*Direction:* Exact reproduction of the data is required, with images excluded.

*Information provided:*
+ + + + +

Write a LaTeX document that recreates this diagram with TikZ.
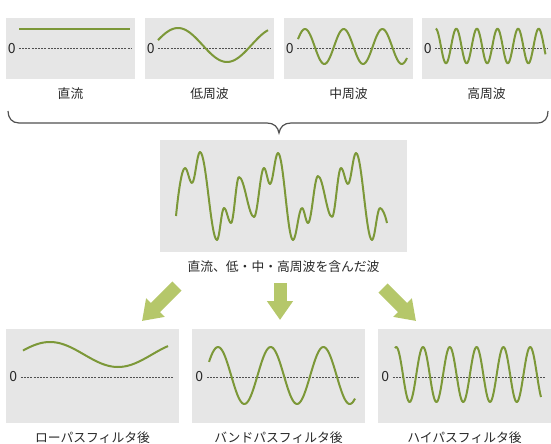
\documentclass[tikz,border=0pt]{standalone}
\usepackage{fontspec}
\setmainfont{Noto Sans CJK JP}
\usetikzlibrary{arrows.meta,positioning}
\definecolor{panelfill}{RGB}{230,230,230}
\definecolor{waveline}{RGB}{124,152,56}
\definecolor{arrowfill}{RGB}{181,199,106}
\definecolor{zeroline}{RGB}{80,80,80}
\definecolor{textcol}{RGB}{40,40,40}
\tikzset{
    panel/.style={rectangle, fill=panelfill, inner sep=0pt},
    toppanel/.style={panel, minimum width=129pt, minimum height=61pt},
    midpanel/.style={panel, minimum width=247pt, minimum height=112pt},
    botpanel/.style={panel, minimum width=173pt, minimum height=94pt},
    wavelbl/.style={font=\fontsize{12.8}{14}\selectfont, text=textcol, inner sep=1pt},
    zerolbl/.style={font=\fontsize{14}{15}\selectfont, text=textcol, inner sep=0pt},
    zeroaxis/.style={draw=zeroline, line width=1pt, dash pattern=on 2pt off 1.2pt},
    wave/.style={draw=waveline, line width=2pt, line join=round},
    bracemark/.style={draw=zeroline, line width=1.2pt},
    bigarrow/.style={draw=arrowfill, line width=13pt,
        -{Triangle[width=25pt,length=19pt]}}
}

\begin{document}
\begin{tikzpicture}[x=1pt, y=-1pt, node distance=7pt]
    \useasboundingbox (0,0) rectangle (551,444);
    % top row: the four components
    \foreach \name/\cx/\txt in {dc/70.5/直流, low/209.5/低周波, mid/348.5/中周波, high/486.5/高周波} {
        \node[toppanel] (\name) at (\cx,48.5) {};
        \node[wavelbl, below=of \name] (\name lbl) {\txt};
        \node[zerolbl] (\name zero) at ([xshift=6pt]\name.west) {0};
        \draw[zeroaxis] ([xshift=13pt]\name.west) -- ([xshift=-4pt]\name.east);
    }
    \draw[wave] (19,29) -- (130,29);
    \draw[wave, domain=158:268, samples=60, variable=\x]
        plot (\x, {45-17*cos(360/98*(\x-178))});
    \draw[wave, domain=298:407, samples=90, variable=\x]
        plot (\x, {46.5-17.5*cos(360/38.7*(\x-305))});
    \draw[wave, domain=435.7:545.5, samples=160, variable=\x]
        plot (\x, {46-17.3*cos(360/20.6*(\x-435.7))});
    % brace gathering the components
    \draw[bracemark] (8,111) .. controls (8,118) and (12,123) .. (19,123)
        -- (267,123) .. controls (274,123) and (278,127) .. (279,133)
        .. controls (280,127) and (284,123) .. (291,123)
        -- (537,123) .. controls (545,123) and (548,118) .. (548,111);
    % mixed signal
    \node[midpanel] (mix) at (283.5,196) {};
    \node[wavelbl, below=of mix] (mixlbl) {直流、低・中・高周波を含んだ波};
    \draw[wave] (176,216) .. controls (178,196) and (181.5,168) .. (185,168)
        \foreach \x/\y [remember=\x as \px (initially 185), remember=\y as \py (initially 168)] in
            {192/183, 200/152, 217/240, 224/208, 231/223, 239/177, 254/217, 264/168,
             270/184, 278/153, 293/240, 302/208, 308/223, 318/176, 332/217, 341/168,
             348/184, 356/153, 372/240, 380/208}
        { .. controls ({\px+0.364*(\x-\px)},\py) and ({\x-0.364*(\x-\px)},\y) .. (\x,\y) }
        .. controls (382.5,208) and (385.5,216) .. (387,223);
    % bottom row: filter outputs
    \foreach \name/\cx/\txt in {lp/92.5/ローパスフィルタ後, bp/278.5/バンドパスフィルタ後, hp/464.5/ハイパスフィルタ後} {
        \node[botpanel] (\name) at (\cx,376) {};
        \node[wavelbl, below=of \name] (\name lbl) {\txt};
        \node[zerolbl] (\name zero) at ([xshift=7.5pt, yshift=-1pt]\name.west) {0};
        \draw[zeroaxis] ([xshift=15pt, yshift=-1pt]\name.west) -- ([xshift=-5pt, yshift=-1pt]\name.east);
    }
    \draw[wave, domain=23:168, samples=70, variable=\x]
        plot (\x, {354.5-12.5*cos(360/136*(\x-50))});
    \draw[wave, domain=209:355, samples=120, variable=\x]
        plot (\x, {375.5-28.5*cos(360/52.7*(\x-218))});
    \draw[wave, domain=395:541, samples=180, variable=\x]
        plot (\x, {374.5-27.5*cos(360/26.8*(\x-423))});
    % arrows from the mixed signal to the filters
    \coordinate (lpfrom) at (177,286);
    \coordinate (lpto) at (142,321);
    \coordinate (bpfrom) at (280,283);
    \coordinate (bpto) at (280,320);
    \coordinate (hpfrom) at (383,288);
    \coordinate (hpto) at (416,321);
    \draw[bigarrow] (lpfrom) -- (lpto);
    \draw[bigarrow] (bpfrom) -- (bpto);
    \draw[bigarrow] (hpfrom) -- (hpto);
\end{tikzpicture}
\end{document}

+ + + + +

*Worked answer:*
Write a LaTeX document that recreates this diagram with TikZ.
\documentclass[tikz,border=0pt]{standalone}
\usepackage{fontspec}
\setmainfont{Noto Sans CJK JP}
\usetikzlibrary{arrows.meta,positioning}
\definecolor{panelfill}{RGB}{230,230,230}
\definecolor{waveline}{RGB}{124,152,56}
\definecolor{arrowfill}{RGB}{181,199,106}
\definecolor{zeroline}{RGB}{80,80,80}
\definecolor{textcol}{RGB}{40,40,40}
\tikzset{
    panel/.style={rectangle, fill=panelfill, inner sep=0pt},
    toppanel/.style={panel, minimum width=129pt, minimum height=61pt},
    midpanel/.style={panel, minimum width=247pt, minimum height=112pt},
    botpanel/.style={panel, minimum width=173pt, minimum height=94pt},
    wavelbl/.style={font=\fontsize{12.8}{14}\selectfont, text=textcol, inner sep=1pt},
    zerolbl/.style={font=\fontsize{14}{15}\selectfont, text=textcol, inner sep=0pt},
    zeroaxis/.style={draw=zeroline, line width=1pt, dash pattern=on 2pt off 1.2pt},
    wave/.style={draw=waveline, line width=2pt, line join=round},
    bracemark/.style={draw=zeroline, line width=1.2pt},
    bigarrow/.style={draw=arrowfill, line width=13pt,
        -{Triangle[width=25pt,length=19pt]}}
}

\begin{document}
\begin{tikzpicture}[x=1pt, y=-1pt, node distance=7pt]
    \useasboundingbox (0,0) rectangle (551,444);
    % top row: the four components
    \foreach \name/\cx/\txt in {dc/70.5/直流, low/209.5/低周波, mid/348.5/中周波, high/486.5/高周波} {
        \node[toppanel] (\name) at (\cx,48.5) {};
        \node[wavelbl, below=of \name] (\name lbl) {\txt};
        \node[zerolbl] (\name zero) at ([xshift=6pt]\name.west) {0};
        \draw[zeroaxis] ([xshift=13pt]\name.west) -- ([xshift=-4pt]\name.east);
    }
    \draw[wave] (19,29) -- (130,29);
    \draw[wave, domain=158:268, samples=60, variable=\x]
        plot (\x, {45-17*cos(360/98*(\x-178))});
    \draw[wave, domain=298:407, samples=90, variable=\x]
        plot (\x, {46.5-17.5*cos(360/38.7*(\x-305))});
    \draw[wave, domain=435.7:545.5, samples=160, variable=\x]
        plot (\x, {46-17.3*cos(360/20.6*(\x-435.7))});
    % brace gathering the components
    \draw[bracemark] (8,111) .. controls (8,118) and (12,123) .. (19,123)
        -- (267,123) .. controls (274,123) and (278,127) .. (279,133)
        .. controls (280,127) and (284,123) .. (291,123)
        -- (537,123) .. controls (545,123) and (548,118) .. (548,111);
    % mixed signal
    \node[midpanel] (mix) at (283.5,196) {};
    \node[wavelbl, below=of mix] (mixlbl) {直流、低・中・高周波を含んだ波};
    \draw[wave] (176,216) .. controls (178,196) and (181.5,168) .. (185,168)
        \foreach \x/\y [remember=\x as \px (initially 185), remember=\y as \py (initially 168)] in
            {192/183, 200/152, 217/240, 224/208, 231/223, 239/177, 254/217, 264/168,
             270/184, 278/153, 293/240, 302/208, 308/223, 318/176, 332/217, 341/168,
             348/184, 356/153, 372/240, 380/208}
        { .. controls ({\px+0.364*(\x-\px)},\py) and ({\x-0.364*(\x-\px)},\y) .. (\x,\y) }
        .. controls (382.5,208) and (385.5,216) .. (387,223);
    % bottom row: filter outputs
    \foreach \name/\cx/\txt in {lp/92.5/ローパスフィルタ後, bp/278.5/バンドパスフィルタ後, hp/464.5/ハイパスフィルタ後} {
        \node[botpanel] (\name) at (\cx,376) {};
        \node[wavelbl, below=of \name] (\name lbl) {\txt};
        \node[zerolbl] (\name zero) at ([xshift=7.5pt, yshift=-1pt]\name.west) {0};
        \draw[zeroaxis] ([xshift=15pt, yshift=-1pt]\name.west) -- ([xshift=-5pt, yshift=-1pt]\name.east);
    }
    \draw[wave, domain=23:168, samples=70, variable=\x]
        plot (\x, {354.5-12.5*cos(360/136*(\x-50))});
    \draw[wave, domain=209:355, samples=120, variable=\x]
        plot (\x, {375.5-28.5*cos(360/52.7*(\x-218))});
    \draw[wave, domain=395:541, samples=180, variable=\x]
        plot (\x, {374.5-27.5*cos(360/26.8*(\x-423))});
    % arrows from the mixed signal to the filters
    \coordinate (lpfrom) at (177,286);
    \coordinate (lpto) at (142,321);
    \coordinate (bpfrom) at (280,283);
    \coordinate (bpto) at (280,320);
    \coordinate (hpfrom) at (383,288);
    \coordinate (hpto) at (416,321);
    \draw[bigarrow] (lpfrom) -- (lpto);
    \draw[bigarrow] (bpfrom) -- (bpto);
    \draw[bigarrow] (hpfrom) -- (hpto);
\end{tikzpicture}
\end{document}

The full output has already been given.